=== WORK TO DO ===
Reproduce nothing but the lines from the start of the material through the line that includes "24.30, null, 100.00];", both ends included, and omit every picture.
··········
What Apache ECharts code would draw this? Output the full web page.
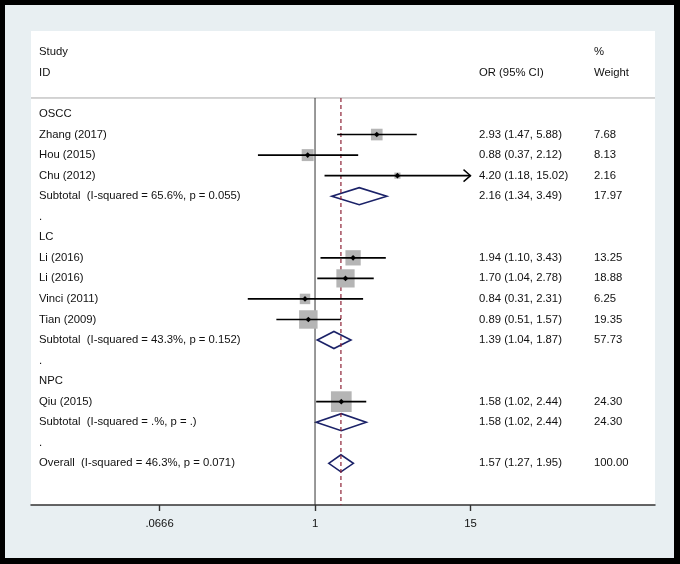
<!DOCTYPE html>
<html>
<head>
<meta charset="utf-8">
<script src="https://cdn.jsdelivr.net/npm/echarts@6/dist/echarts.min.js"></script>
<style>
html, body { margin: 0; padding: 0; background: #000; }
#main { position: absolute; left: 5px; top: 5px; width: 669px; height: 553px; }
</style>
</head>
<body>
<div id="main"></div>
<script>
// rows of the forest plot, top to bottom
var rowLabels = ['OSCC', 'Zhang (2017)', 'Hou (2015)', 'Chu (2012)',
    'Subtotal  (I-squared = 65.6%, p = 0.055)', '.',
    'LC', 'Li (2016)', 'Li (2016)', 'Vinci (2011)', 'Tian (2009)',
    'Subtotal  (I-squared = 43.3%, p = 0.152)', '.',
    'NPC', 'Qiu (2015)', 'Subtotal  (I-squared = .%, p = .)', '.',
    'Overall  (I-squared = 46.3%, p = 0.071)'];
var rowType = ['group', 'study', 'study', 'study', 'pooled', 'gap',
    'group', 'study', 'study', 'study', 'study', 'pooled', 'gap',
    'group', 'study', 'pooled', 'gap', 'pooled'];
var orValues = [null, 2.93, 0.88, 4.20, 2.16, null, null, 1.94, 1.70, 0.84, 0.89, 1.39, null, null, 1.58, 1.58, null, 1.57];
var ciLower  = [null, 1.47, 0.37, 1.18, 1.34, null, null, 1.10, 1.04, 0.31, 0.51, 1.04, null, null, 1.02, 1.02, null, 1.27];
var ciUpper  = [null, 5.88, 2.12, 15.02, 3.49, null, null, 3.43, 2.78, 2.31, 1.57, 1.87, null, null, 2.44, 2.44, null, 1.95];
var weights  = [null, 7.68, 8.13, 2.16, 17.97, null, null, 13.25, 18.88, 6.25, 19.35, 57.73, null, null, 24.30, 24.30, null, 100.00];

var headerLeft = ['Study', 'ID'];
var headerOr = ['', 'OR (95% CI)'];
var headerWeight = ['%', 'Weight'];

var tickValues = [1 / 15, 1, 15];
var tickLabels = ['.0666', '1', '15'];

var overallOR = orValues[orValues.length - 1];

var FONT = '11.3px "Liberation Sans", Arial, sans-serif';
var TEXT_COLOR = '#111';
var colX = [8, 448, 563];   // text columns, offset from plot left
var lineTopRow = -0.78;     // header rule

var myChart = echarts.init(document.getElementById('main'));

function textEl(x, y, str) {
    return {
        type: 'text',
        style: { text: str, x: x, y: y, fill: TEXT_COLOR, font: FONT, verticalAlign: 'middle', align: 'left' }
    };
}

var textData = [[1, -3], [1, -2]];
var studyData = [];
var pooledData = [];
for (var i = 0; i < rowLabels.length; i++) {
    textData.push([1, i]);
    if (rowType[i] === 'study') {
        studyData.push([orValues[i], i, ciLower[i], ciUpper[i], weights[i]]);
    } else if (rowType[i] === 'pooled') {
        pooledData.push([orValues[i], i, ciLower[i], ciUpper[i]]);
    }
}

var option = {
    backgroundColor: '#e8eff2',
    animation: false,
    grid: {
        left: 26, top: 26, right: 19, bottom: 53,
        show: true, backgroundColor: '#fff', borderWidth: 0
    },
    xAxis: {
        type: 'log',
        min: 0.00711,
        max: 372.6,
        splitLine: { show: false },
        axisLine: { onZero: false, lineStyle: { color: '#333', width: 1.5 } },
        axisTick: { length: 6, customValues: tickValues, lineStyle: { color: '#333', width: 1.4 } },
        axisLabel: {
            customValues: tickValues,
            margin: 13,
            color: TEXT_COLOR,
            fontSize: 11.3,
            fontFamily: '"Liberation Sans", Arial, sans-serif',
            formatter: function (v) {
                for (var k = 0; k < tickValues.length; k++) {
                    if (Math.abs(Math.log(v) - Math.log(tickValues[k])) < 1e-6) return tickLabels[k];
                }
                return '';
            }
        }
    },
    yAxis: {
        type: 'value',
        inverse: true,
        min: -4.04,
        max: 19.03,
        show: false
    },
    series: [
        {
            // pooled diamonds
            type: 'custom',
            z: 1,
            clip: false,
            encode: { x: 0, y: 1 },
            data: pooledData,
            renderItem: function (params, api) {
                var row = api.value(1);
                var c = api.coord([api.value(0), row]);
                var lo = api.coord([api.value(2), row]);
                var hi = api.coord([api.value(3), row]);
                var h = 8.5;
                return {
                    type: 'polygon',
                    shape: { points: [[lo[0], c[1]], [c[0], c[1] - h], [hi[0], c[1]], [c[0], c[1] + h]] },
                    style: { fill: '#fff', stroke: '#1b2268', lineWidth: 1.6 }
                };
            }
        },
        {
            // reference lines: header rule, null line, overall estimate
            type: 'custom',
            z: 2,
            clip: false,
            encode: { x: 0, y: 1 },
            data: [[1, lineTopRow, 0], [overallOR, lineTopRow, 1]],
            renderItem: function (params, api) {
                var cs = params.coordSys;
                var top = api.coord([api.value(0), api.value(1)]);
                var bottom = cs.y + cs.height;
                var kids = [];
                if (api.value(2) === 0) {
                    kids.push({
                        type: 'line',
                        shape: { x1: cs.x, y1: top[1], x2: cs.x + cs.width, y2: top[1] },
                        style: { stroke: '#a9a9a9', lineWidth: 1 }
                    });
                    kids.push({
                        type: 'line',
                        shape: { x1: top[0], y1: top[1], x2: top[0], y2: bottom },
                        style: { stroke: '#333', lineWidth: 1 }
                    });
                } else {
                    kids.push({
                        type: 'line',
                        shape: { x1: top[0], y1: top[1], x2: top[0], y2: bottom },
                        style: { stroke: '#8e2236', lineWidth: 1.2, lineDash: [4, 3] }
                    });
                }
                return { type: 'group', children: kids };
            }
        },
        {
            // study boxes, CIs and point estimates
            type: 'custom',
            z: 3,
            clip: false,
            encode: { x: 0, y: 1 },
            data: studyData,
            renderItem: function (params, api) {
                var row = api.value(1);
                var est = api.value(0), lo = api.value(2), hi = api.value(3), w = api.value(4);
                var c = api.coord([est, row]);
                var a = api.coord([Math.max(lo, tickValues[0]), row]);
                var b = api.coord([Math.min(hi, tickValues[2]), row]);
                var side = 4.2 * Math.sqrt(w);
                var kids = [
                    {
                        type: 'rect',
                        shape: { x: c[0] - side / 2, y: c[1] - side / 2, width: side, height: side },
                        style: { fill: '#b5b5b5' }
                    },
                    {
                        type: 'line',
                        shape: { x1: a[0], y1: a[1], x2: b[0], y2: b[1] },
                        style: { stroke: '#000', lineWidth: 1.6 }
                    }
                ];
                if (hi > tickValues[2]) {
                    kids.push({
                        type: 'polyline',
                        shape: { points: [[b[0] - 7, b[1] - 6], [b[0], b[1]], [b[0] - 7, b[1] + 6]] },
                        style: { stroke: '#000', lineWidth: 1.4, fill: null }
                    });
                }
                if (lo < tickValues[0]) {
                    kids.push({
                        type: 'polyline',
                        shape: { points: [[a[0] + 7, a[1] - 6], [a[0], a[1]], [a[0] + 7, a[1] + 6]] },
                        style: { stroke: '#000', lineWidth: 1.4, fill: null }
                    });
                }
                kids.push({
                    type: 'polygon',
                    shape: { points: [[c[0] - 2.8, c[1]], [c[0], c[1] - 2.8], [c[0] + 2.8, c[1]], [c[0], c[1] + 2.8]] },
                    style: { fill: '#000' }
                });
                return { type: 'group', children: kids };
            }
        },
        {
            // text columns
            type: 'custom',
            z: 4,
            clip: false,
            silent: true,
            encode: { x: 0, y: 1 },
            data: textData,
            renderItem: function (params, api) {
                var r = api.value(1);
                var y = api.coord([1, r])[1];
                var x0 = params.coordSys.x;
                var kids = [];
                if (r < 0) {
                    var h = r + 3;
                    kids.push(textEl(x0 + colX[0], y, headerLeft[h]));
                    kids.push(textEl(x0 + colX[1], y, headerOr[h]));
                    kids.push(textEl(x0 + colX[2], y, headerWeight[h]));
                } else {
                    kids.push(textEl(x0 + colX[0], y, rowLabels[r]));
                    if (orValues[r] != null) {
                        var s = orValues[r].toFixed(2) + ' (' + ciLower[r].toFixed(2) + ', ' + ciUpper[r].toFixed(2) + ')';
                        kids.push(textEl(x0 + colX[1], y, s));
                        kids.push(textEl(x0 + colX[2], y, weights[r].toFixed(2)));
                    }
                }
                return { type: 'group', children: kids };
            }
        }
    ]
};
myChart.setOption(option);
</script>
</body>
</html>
··········
=== SOLVED EXERCISE ===
What Apache ECharts code would draw this? Output the full web page.
<!DOCTYPE html>
<html>
<head>
<meta charset="utf-8">
<script src="https://cdn.jsdelivr.net/npm/echarts@6/dist/echarts.min.js"></script>
<style>
html, body { margin: 0; padding: 0; background: #000; }
#main { position: absolute; left: 5px; top: 5px; width: 669px; height: 553px; }
</style>
</head>
<body>
<div id="main"></div>
<script>
// rows of the forest plot, top to bottom
var rowLabels = ['OSCC', 'Zhang (2017)', 'Hou (2015)', 'Chu (2012)',
    'Subtotal  (I-squared = 65.6%, p = 0.055)', '.',
    'LC', 'Li (2016)', 'Li (2016)', 'Vinci (2011)', 'Tian (2009)',
    'Subtotal  (I-squared = 43.3%, p = 0.152)', '.',
    'NPC', 'Qiu (2015)', 'Subtotal  (I-squared = .%, p = .)', '.',
    'Overall  (I-squared = 46.3%, p = 0.071)'];
var rowType = ['group', 'study', 'study', 'study', 'pooled', 'gap',
    'group', 'study', 'study', 'study', 'study', 'pooled', 'gap',
    'group', 'study', 'pooled', 'gap', 'pooled'];
var orValues = [null, 2.93, 0.88, 4.20, 2.16, null, null, 1.94, 1.70, 0.84, 0.89, 1.39, null, null, 1.58, 1.58, null, 1.57];
var ciLower  = [null, 1.47, 0.37, 1.18, 1.34, null, null, 1.10, 1.04, 0.31, 0.51, 1.04, null, null, 1.02, 1.02, null, 1.27];
var ciUpper  = [null, 5.88, 2.12, 15.02, 3.49, null, null, 3.43, 2.78, 2.31, 1.57, 1.87, null, null, 2.44, 2.44, null, 1.95];
var weights  = [null, 7.68, 8.13, 2.16, 17.97, null, null, 13.25, 18.88, 6.25, 19.35, 57.73, null, null, 24.30, 24.30, null, 100.00];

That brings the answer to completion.